Sunday, December 3, 2023

Environment watchdog raise concern over sand export plan, highlights long-term effect

Reading Time: 2 minutes
Journalist IBP


Mahinda Arkyasa



The recent issuance of Government Regulation No. 26/2023 on the Management of Sedimentation Products in the Sea has drawn criticism from Wahana Lingkungan Hidup Indonesia (Walhi), an environmental non-governmental organization. 

While the regulation aims to facilitate sand exportation, Walhi argues that it lacks a long-term consideration and prioritizes short-term economic gains over environmental sustainability.

Ecological repercussions

Parid Ridwanuddin, the Coastal and Marine Campaign Manager at Walhi, believed that the policy of exporting sea sand only brings about short-term benefits while causing long-term losses. He asserted that the focus should be on rehabilitating the oceans, as numerous islands have already submerged due to sand mining for reclamation purposes.

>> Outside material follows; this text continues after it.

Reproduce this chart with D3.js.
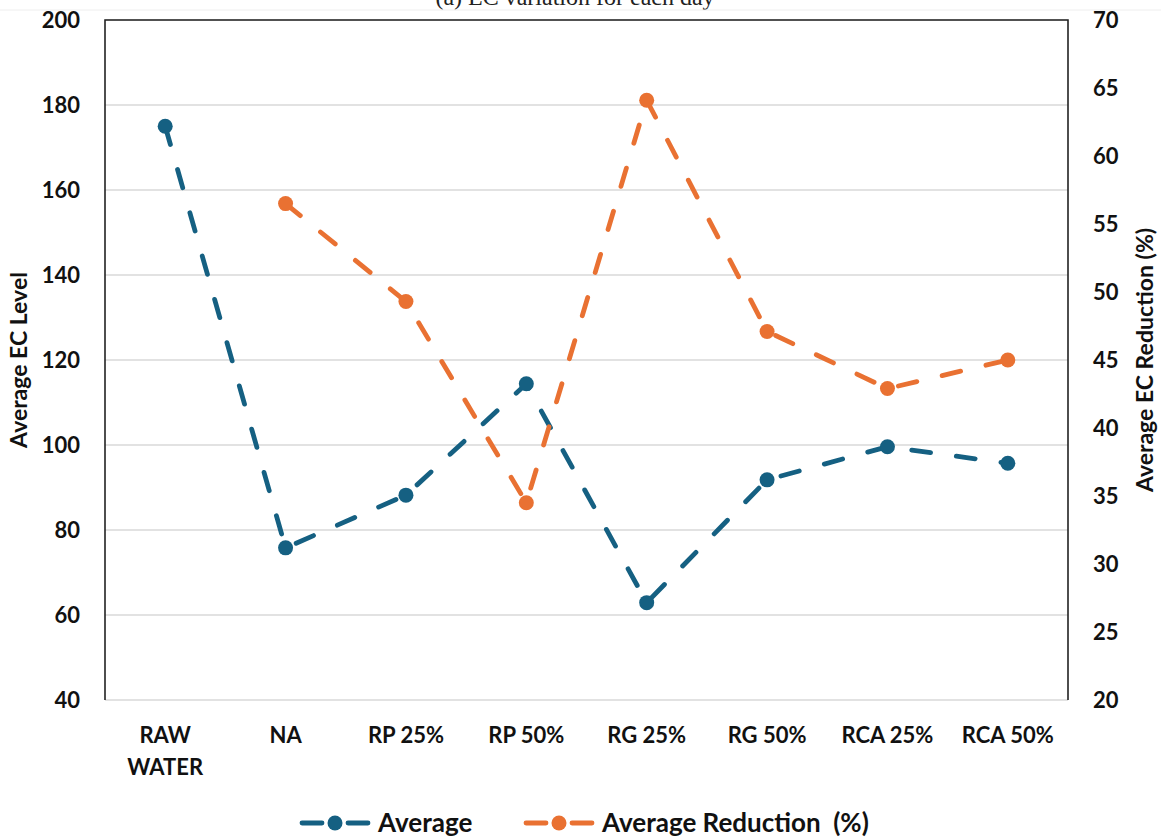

“Instead of accelerating the sinking of islands, such as in the Thousand Islands and the Riau Islands province, we need policies that are oriented towards ocean restoration,” stated Ridwanuddin on June 20, 2023.

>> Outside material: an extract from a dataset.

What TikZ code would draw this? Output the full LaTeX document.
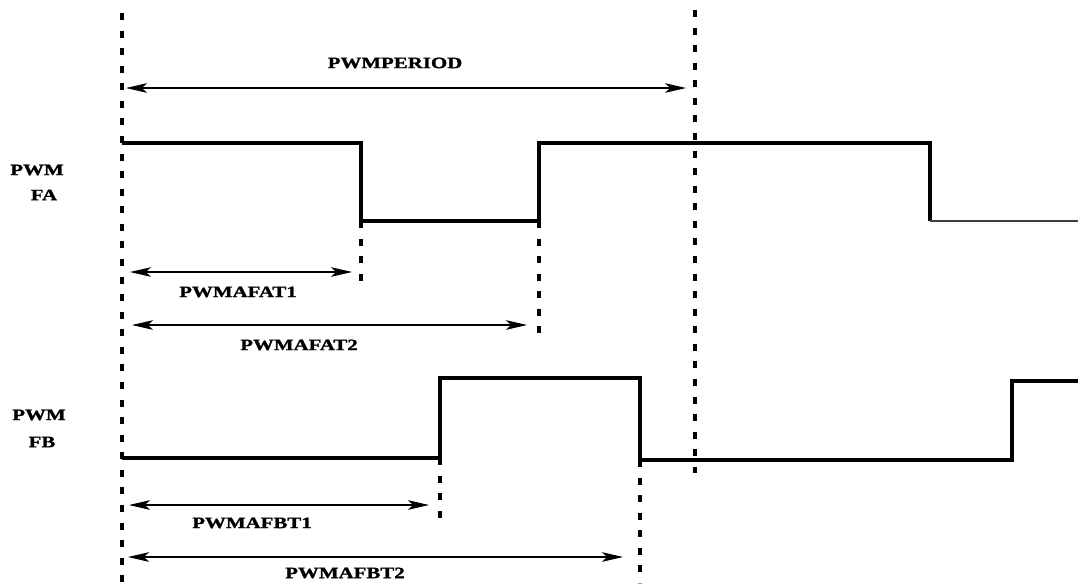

Moreover, he argued that the government employs defense-related narratives in the form of reclamation projects in various regions. Yet, the issuance of the government regulation strongly implies that business interests are being prioritized.

The concerns raised by Walhi shed light on the potential long-term ecological repercussions of sand exportation and call for a shift in policy focus towards sustainable coastal and marine management.

As Indonesia grapples with the challenges of climate change and rising sea levels, striking a balance between economic development and environmental conservation becomes paramount.

Benefits Singapore and China

Furthermore, he expressed concern that the policy of opening the floodgates for sand exportation would primarily benefit Singapore and China, as both countries are actively constructing artificial islands for reclamation, with China also expanding its military defense capabilities.

“Sand is traded because it holds vital economic value, particularly for countries seeking to expand their territories. We should not merely consider its economic value in terms of money, but also how other countries are expanding their lands and generating income from such expansions,” Ridwanuddin explained.

According to Ridwanuddin, the Indonesian government often justifies sand mining to meet domestic reclamation needs. However, in reality, these reclamation areas are developed to establish new business districts in Indonesia.